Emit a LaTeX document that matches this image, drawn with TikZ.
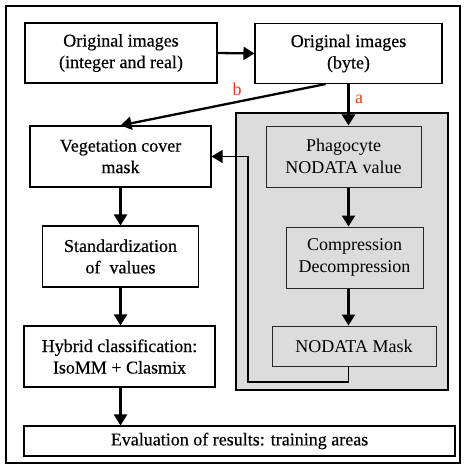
\documentclass[tikz,border=0pt]{standalone}
\usepackage{fontspec}
\setmainfont{Liberation Serif}
\newfontfamily\heavyserif{Liberation Serif}[FakeBold=0.4]
\usetikzlibrary{arrows.meta,calc}
\definecolor{boxgray}{RGB}{220,220,220}
\definecolor{lblred}{RGB}{235,60,25}
\tikzset{
  txt/.style={font=\fontsize{18}{21.5}\selectfont, align=center, inner sep=0pt},
  wbox/.style={txt, font=\heavyserif\fontsize{18}{21.5}\selectfont, draw=black, line width=1.1pt, fill=white},
  gbox/.style={txt, draw=black!85, line width=1pt, fill=boxgray, text=black},
  flow/.style={line width=2.3pt, -{Triangle[width=13pt,length=11pt]}},
  lbl/.style={font=\fontsize{18}{20}\selectfont, text=lblred, inner sep=0pt}
}
\begin{document}
\begin{tikzpicture}[x=1pt,y=-1pt]
\useasboundingbox (0,0) rectangle (465,468);
% outer frame
\draw[line width=1.8pt] (6,6) rectangle (460,463);
% gray panel
\draw[line width=1.8pt, fill=boxgray] (236,113) rectangle (448,390);
% nodes
\node[wbox, minimum width=192pt, minimum height=60pt] (orig) at (121,53) {Original images\\(integer and real)};
\node[wbox, minimum width=187pt, minimum height=60pt] (byte) at (348.5,53.5) {Original images\\(byte)};
\node[wbox, minimum width=181pt, minimum height=61pt] (veg) at (120.5,156.5) {Vegetation cover\\mask};
\node[wbox, minimum width=156pt, minimum height=61pt] (std) at (120.5,256.5) {Standardization\\of~ values};
\node[wbox, minimum width=191pt, minimum height=61pt] (hyb) at (119.5,356.5) {Hybrid classification:\\IsoMM + Clasmix};
\node[wbox, minimum width=431pt, minimum height=30pt] (eval) at (239.5,441) {Evaluation of results: training areas};
\node[gbox, minimum width=155pt, minimum height=61pt] (phago) at (343.5,156.5) {Phagocyte\\NODATA value};
\node[gbox, minimum width=137pt, minimum height=61pt] (comp) at (354.5,257.5) {Compression\\Decompression};
\node[gbox, minimum width=164pt, minimum height=40pt] (mask) at (354,346) {NODATA Mask};
% connectors
\draw[flow] (orig.east) -- (byte.west);
\draw[flow] (byte.south) -- (byte.south |- phago.north);
\draw[flow] (phago.south -| byte.south) -- (comp.north -| byte.south);
\draw[flow] (comp.south -| byte.south) -- (mask.north -| byte.south);
\coordinate (bstart) at ($(byte.south west)!0.378!(byte.south east)$);
\draw[flow] (bstart) -- (veg.north);
\draw[flow] (veg.south) -- (std.north);
\draw[flow] (std.south) -- (std.south |- hyb.north);
\draw[flow] (hyb.south -| veg.south) -- (eval.north -| veg.south);
\coordinate (fb0) at (mask.south -| byte.south);
\coordinate (fb1) at (348.5,382);
\coordinate (fb2) at (248,382);
\coordinate (fb3) at (248,156.5);
\draw[line width=1.3pt, -{Triangle[width=13pt,length=11pt]}] (fb0) -- (fb1) -- (fb2) -- (fb3) -- (veg.east);
% labels
\node[lbl] (la) at (359,99) {a};
\node[lbl] (lb) at (237,89) {b};
\end{tikzpicture}
\end{document}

☆ ☆ ☆ ☆

TASK OBJECTIVE
Reproduce all of the data exactly; the pictures do not belong in the copy.

OUTPUT
Emit a LaTeX document that matches this image, drawn with TikZ.
\documentclass[tikz,border=0pt]{standalone}
\usepackage{fontspec}
\setmainfont{Liberation Serif}
\newfontfamily\heavyserif{Liberation Serif}[FakeBold=0.4]
\usetikzlibrary{arrows.meta,calc}
\definecolor{boxgray}{RGB}{220,220,220}
\definecolor{lblred}{RGB}{235,60,25}
\tikzset{
  txt/.style={font=\fontsize{18}{21.5}\selectfont, align=center, inner sep=0pt},
  wbox/.style={txt, font=\heavyserif\fontsize{18}{21.5}\selectfont, draw=black, line width=1.1pt, fill=white},
  gbox/.style={txt, draw=black!85, line width=1pt, fill=boxgray, text=black},
  flow/.style={line width=2.3pt, -{Triangle[width=13pt,length=11pt]}},
  lbl/.style={font=\fontsize{18}{20}\selectfont, text=lblred, inner sep=0pt}
}
\begin{document}
\begin{tikzpicture}[x=1pt,y=-1pt]
\useasboundingbox (0,0) rectangle (465,468);
% outer frame
\draw[line width=1.8pt] (6,6) rectangle (460,463);
% gray panel
\draw[line width=1.8pt, fill=boxgray] (236,113) rectangle (448,390);
% nodes
\node[wbox, minimum width=192pt, minimum height=60pt] (orig) at (121,53) {Original images\\(integer and real)};
\node[wbox, minimum width=187pt, minimum height=60pt] (byte) at (348.5,53.5) {Original images\\(byte)};
\node[wbox, minimum width=181pt, minimum height=61pt] (veg) at (120.5,156.5) {Vegetation cover\\mask};
\node[wbox, minimum width=156pt, minimum height=61pt] (std) at (120.5,256.5) {Standardization\\of~ values};
\node[wbox, minimum width=191pt, minimum height=61pt] (hyb) at (119.5,356.5) {Hybrid classification:\\IsoMM + Clasmix};
\node[wbox, minimum width=431pt, minimum height=30pt] (eval) at (239.5,441) {Evaluation of results: training areas};
\node[gbox, minimum width=155pt, minimum height=61pt] (phago) at (343.5,156.5) {Phagocyte\\NODATA value};
\node[gbox, minimum width=137pt, minimum height=61pt] (comp) at (354.5,257.5) {Compression\\Decompression};
\node[gbox, minimum width=164pt, minimum height=40pt] (mask) at (354,346) {NODATA Mask};
% connectors
\draw[flow] (orig.east) -- (byte.west);
\draw[flow] (byte.south) -- (byte.south |- phago.north);
\draw[flow] (phago.south -| byte.south) -- (comp.north -| byte.south);
\draw[flow] (comp.south -| byte.south) -- (mask.north -| byte.south);
\coordinate (bstart) at ($(byte.south west)!0.378!(byte.south east)$);
\draw[flow] (bstart) -- (veg.north);
\draw[flow] (veg.south) -- (std.north);
\draw[flow] (std.south) -- (std.south |- hyb.north);
\draw[flow] (hyb.south -| veg.south) -- (eval.north -| veg.south);
\coordinate (fb0) at (mask.south -| byte.south);
\coordinate (fb1) at (348.5,382);
\coordinate (fb2) at (248,382);
\coordinate (fb3) at (248,156.5);
\draw[line width=1.3pt, -{Triangle[width=13pt,length=11pt]}] (fb0) -- (fb1) -- (fb2) -- (fb3) -- (veg.east);
% labels
\node[lbl] (la) at (359,99) {a};
\node[lbl] (lb) at (237,89) {b};
\end{tikzpicture}
\end{document}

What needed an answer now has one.